On 9/25/25 4:05 AM, Paul-Antoine Arras wrote:
Hi Jeff,
On 23/09/2025 22:39, Jeff Law wrote:
On 9/23/25 1:45 PM, Paul-Antoine Arras wrote:
I experimented with this patch which allows to remove a vfmv when a
floating-point op can be loaded directly from memory with a zero-
stride vlse.
In terms of benchmarks, I measured the following reductions in icount:
* 503.bwaves: -4.0%
* 538.imagick: -3.3%
* 549.fotonik3d: -0.34%
However, the icount for 507.cactuBSSN increased by 0.43%. In
addition, measurements on the BPI board show that the patch actually
increases execution times by 5 to 11%.
This may still be beneficial for some uarchs but would have to be
tunable, wouldn't it?
Is worth proceeding with this?
It's probably worth investigating. DO you happen to have A/B binaries
handy still? I could throw them onto our design.

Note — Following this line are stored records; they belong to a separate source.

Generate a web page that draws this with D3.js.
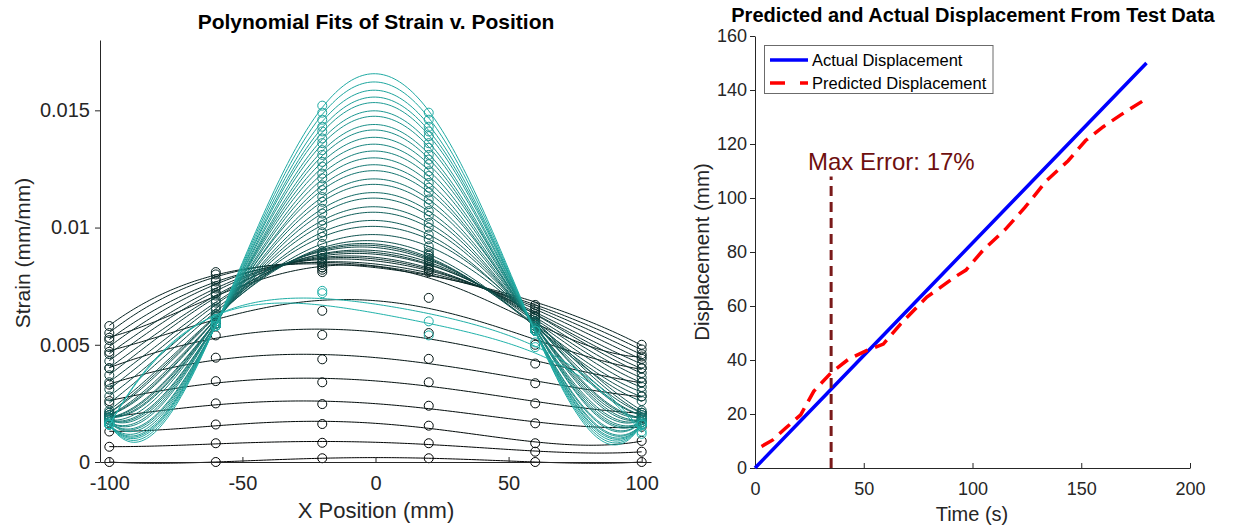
<!DOCTYPE html>
<html>
<head>
<meta charset="utf-8">
<script src="https://cdn.jsdelivr.net/npm/d3@7/dist/d3.min.js"></script>
<style>
  body { margin: 0; background: #fff; }
  svg { font-family: "Liberation Sans", Arial, Helvetica, sans-serif; }
</style>
</head>
<body>
<svg id="chart" width="1242" height="529"></svg>
<script>
// gauge positions along the beam (mm)
var gaugeX = [-100, -60, -20, 20, 60, 100];

// strain read at each gauge, one value per load step (48 steps)
var strainM100 = [0.0000, 0.00065, 0.0013, 0.0019, 0.0026, 0.0033, 0.0040, 0.0047, 0.0053,
  0.0058, 0.0055, 0.0052, 0.0049, 0.0046, 0.0043, 0.0040, 0.0037, 0.0034, 0.0031, 0.0028, 0.0025, 0.0022,
  0.0021, 0.0021, 0.0020, 0.0020, 0.0020, 0.0019, 0.0019, 0.0019, 0.0019, 0.0018, 0.0018, 0.0018,
  0.0018, 0.0017, 0.0017, 0.0017, 0.0017, 0.0017, 0.0016, 0.0016, 0.0016, 0.0016, 0.0016, 0.0016,
  0.0016, 0.0016];
var strainM60 = [0.0000, 0.0008, 0.0016, 0.0025, 0.00345, 0.00445, 0.0054, 0.0063, 0.0072,
  0.0081, 0.0080, 0.0078, 0.0077, 0.0075, 0.0074, 0.0072, 0.0071, 0.0069, 0.0068, 0.0066, 0.0065, 0.0063,
  0.0062, 0.0062, 0.0061, 0.0061, 0.0061, 0.0060, 0.0060, 0.0060, 0.0060, 0.0060, 0.0059, 0.0059,
  0.0059, 0.0059, 0.0059, 0.0058, 0.0058, 0.0058, 0.0058, 0.0058, 0.0058, 0.0058, 0.0058, 0.0058,
  0.0061, 0.0060];
var strainM20 = [0.00016, 0.00082, 0.00162, 0.00247, 0.0034, 0.00438, 0.00542, 0.00645, 0.0081,
  0.0082, 0.0083, 0.0083, 0.0084, 0.0085, 0.0085, 0.0086, 0.0087, 0.0087, 0.0088, 0.0089, 0.0089, 0.0090,
  0.0093, 0.0096, 0.0098, 0.0101, 0.0103, 0.0106, 0.0108, 0.0111, 0.0113, 0.0116, 0.0118, 0.0121,
  0.0123, 0.0126, 0.0128, 0.0131, 0.0133, 0.0136, 0.0138, 0.0141, 0.0143, 0.0146, 0.0149, 0.0152,
  0.0073, 0.0072];
var strainP20 = [0.00016, 0.0008, 0.00155, 0.0024, 0.0034, 0.0044, 0.0055, 0.0070, 0.0081,
  0.0082, 0.0082, 0.0083, 0.0084, 0.0084, 0.0085, 0.0086, 0.0086, 0.0087, 0.0088, 0.0088, 0.0089, 0.0090,
  0.0092, 0.0095, 0.0097, 0.0100, 0.0102, 0.0105, 0.0107, 0.0110, 0.0112, 0.0115, 0.0117, 0.0119,
  0.0122, 0.0124, 0.0127, 0.0129, 0.0131, 0.0134, 0.0136, 0.0139, 0.0141, 0.0143, 0.0146, 0.0149,
  0.0060, 0.0054];
var strainP60 = [0.0000, 0.00044, 0.0008, 0.00165, 0.0025, 0.00336, 0.0042, 0.0050, 0.0058,
  0.0067, 0.0066, 0.0065, 0.0064, 0.0063, 0.0062, 0.0062, 0.0061, 0.0060, 0.0059, 0.0058, 0.0057, 0.0057,
  0.0060, 0.0060, 0.0059, 0.0059, 0.0059, 0.0058, 0.0058, 0.0058, 0.0058, 0.0058, 0.0057, 0.0057,
  0.0057, 0.0057, 0.0057, 0.0056, 0.0056, 0.0056, 0.0056, 0.0056, 0.0056, 0.0056, 0.0056, 0.0056,
  0.0051, 0.0049];
var strainP100 = [0.0000, 0.00044, 0.0009, 0.0015, 0.0021, 0.0028, 0.0034, 0.0040, 0.0045,
  0.0050, 0.0048, 0.0046, 0.0044, 0.0042, 0.0040, 0.0038, 0.0036, 0.0034, 0.0032, 0.0030, 0.0028, 0.0026,
  0.0022, 0.0021, 0.0021, 0.0020, 0.0020, 0.0019, 0.0019, 0.0019, 0.0018, 0.0018, 0.0018, 0.0018,
  0.0017, 0.0017, 0.0017, 0.0017, 0.0017, 0.0016, 0.0016, 0.0016, 0.0016, 0.0016, 0.0016, 0.0016,
  0.0013, 0.0012];

// right panel: test data
var timeActual = [0, 30, 60, 90, 120, 150, 180];
var dispActual = [0, 25, 50, 75, 100, 125, 150];
var timePred = [3, 8, 14, 21, 27, 35, 43, 51, 59, 67, 79, 92, 97, 105, 115, 124, 134, 144, 152, 160, 168, 179];
var dispPred = [8, 10.3, 14.7, 19.7, 28.4, 35.3, 40.3, 43.4, 45.9, 53.4, 63.3, 70.8, 73.3, 80.8, 88.3,
  96.4, 106.4, 113.8, 121.3, 126.3, 130.7, 136.3];
var maxErrTime = 35;
var maxErrSpan = [0, 108];

var axisColor = '#262626';
var svg = d3.select('#chart');

// least squares polynomial fit (same as polyfit)
function polyfit(xs, ys, deg) {
  var n = deg + 1, A = [], b = [];
  for (var i = 0; i < n; i++) { A.push(new Array(n).fill(0)); b.push(0); }
  xs.forEach(function(x, k) {
    for (var i = 0; i < n; i++) {
      b[i] += Math.pow(x, i) * ys[k];
      for (var j = 0; j < n; j++) A[i][j] += Math.pow(x, i + j);
    }
  });
  for (var i = 0; i < n; i++) {
    var p = i;
    for (var r = i + 1; r < n; r++) if (Math.abs(A[r][i]) > Math.abs(A[p][i])) p = r;
    var t = A[i]; A[i] = A[p]; A[p] = t;
    var tb = b[i]; b[i] = b[p]; b[p] = tb;
    for (var r = i + 1; r < n; r++) {
      var f = A[r][i] / A[i][i];
      for (var c = i; c < n; c++) A[r][c] -= f * A[i][c];
      b[r] -= f * b[i];
    }
  }
  var coef = new Array(n).fill(0);
  for (var i = n - 1; i >= 0; i--) {
    var s = b[i];
    for (var c = i + 1; c < n; c++) s -= A[i][c] * coef[c];
    coef[i] = s / A[i][i];
  }
  return coef;
}

function styleAxis(g) {
  g.selectAll('path').attr('stroke', axisColor);
  g.selectAll('line').attr('stroke', axisColor);
  g.selectAll('text').attr('fill', axisColor);
}

/* ---------- left panel ---------- */
var xL = d3.scaleLinear().domain([-103.5, 103.5]).range([100, 651]);
var yL = d3.scaleLinear().domain([0, 0.018]).range([462, 40]);

var steps = strainM100.map(function(d, i) {
  return [strainM100[i], strainM60[i], strainM20[i], strainP20[i], strainP60[i], strainP100[i]];
});
var color = d3.interpolateRgb('#000000', '#20b2aa');
var fitX = d3.range(-100, 100.5, 1);
var line = d3.line().x(function(d) { return xL(d[0]); }).y(function(d) { return yL(d[1]); });

var gL = svg.append('g');
steps.forEach(function(vals, i) {
  var c = color(i / (steps.length - 1));
  var coef = polyfit(gaugeX.map(function(x) { return x / 100; }), vals, 4);
  var pts = fitX.map(function(x) {
    var u = x / 100, y = 0;
    for (var k = coef.length - 1; k >= 0; k--) y = y * u + coef[k];
    return [x, y];
  });
  gL.append('path').attr('d', line(pts)).attr('fill', 'none')
    .attr('stroke', c).attr('stroke-width', 1);
  gL.selectAll(null).data(vals).enter().append('circle')
    .attr('cx', function(d, k) { return xL(gaugeX[k]); })
    .attr('cy', function(d) { return yL(d); })
    .attr('r', 4.5).attr('fill', 'none').attr('stroke', c).attr('stroke-width', 1);
});

svg.append('g').attr('transform', 'translate(0,462)')
  .call(d3.axisBottom(xL).tickValues([-100, -50, 0, 50, 100]).tickSizeInner(-5).tickSizeOuter(0)
    .tickPadding(14).tickFormat(function(d) { return String(d); }))
  .call(styleAxis).selectAll('text').attr('font-size', 20);
svg.append('g').attr('transform', 'translate(100,0)')
  .call(d3.axisLeft(yL).tickValues([0, 0.005, 0.01, 0.015]).tickSizeInner(5).tickSizeOuter(0)
    .tickPadding(5).tickFormat(function(d) { return String(d); }))
  .call(styleAxis).selectAll('text').attr('font-size', 20);

svg.append('text').attr('x', 376).attr('y', 29).attr('text-anchor', 'middle')
  .attr('font-size', 21).attr('font-weight', 'bold').attr('fill', '#000')
  .text('Polynomial Fits of Strain v. Position');
svg.append('text').attr('x', 376).attr('y', 518).attr('text-anchor', 'middle')
  .attr('font-size', 22).attr('fill', axisColor).text('X Position (mm)');
svg.append('text').attr('transform', 'translate(30,253) rotate(-90)').attr('text-anchor', 'middle')
  .attr('font-size', 21).attr('fill', axisColor).text('Strain (mm/mm)');

/* ---------- right panel ---------- */
var xR = d3.scaleLinear().domain([0, 200]).range([755, 1190]);
var yR = d3.scaleLinear().domain([0, 160]).range([468, 36]);
var lineR = d3.line().x(function(d) { return xR(d[0]); }).y(function(d) { return yR(d[1]); });

svg.append('g').attr('transform', 'translate(0,468)')
  .call(d3.axisBottom(xR).tickValues([0, 50, 100, 150, 200]).tickSizeInner(-5).tickSizeOuter(0)
    .tickPadding(14))
  .call(styleAxis).selectAll('text').attr('font-size', 18);
svg.append('g').attr('transform', 'translate(755,0)')
  .call(d3.axisLeft(yR).tickValues(d3.range(0, 161, 20)).tickSizeInner(5).tickSizeOuter(0)
    .tickPadding(3))
  .call(styleAxis).selectAll('text').attr('font-size', 18);

svg.append('path')
  .attr('d', lineR(timeActual.map(function(t, i) { return [t, dispActual[i]]; })))
  .attr('fill', 'none').attr('stroke', '#0000ff').attr('stroke-width', 3.5);
svg.append('path')
  .attr('d', lineR(timePred.map(function(t, i) { return [t, dispPred[i]]; })))
  .attr('fill', 'none').attr('stroke', '#ff0000').attr('stroke-width', 3.5)
  .attr('stroke-dasharray', '14,8');
svg.append('path')
  .attr('d', lineR(maxErrSpan.map(function(v) { return [maxErrTime, v]; })))
  .attr('fill', 'none').attr('stroke', '#7a1a1a').attr('stroke-width', 3)
  .attr('stroke-dasharray', '10,6');
svg.append('text').attr('x', 808).attr('y', 170).attr('font-size', 24).attr('fill', '#6e0f0f')
  .text('Max Error: ' + 17 + '%');

// legend
var leg = svg.append('g');
leg.append('rect').attr('x', 764.5).attr('y', 45.5).attr('width', 228.5).attr('height', 48)
  .attr('fill', '#fff').attr('stroke', '#6b6b6b').attr('stroke-width', 1);
leg.append('line').attr('x1', 770).attr('x2', 808).attr('y1', 60).attr('y2', 60)
  .attr('stroke', '#0000ff').attr('stroke-width', 3.5);
leg.append('line').attr('x1', 770).attr('x2', 808).attr('y1', 83).attr('y2', 83)
  .attr('stroke', '#ff0000').attr('stroke-width', 3.5).attr('stroke-dasharray', '15,15');
leg.append('text').attr('x', 812).attr('y', 66).attr('font-size', 16.5).attr('fill', '#000')
  .text('Actual Displacement');
leg.append('text').attr('x', 812).attr('y', 89).attr('font-size', 16.5).attr('fill', '#000')
  .text('Predicted Displacement');

svg.append('text').attr('x', 973).attr('y', 22).attr('text-anchor', 'middle')
  .attr('font-size', 20).attr('font-weight', 'bold').attr('fill', '#000')
  .text('Predicted and Actual Displacement From Test Data');
svg.append('text').attr('x', 972).attr('y', 521).attr('text-anchor', 'middle')
  .attr('font-size', 20).attr('fill', axisColor).text('Time (s)');
svg.append('text').attr('transform', 'translate(709,252) rotate(-90)').attr('text-anchor', 'middle')
  .attr('font-size', 20.5).attr('fill', axisColor).text('Displacement (mm)');
</script>
</body>
</html>
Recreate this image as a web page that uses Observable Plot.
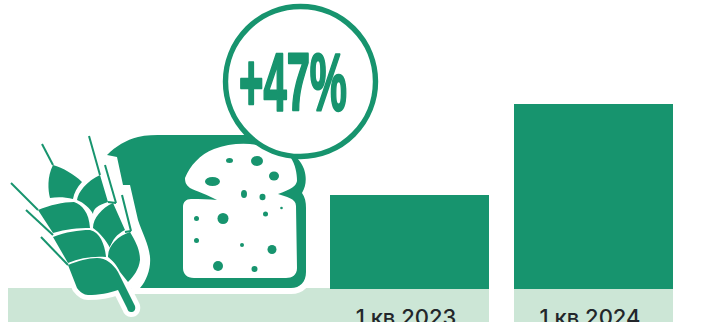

Yes, you'll find attached the two binaries I built and tested on the BPI.
No clue why, but I'm getting faults running those binaries on our
design. The instruction pointer seems to go off into never-never land.
Given the binaries are statically linked, that's exceptionally weird.
Regardless, seems easier if I just build things here.
jeff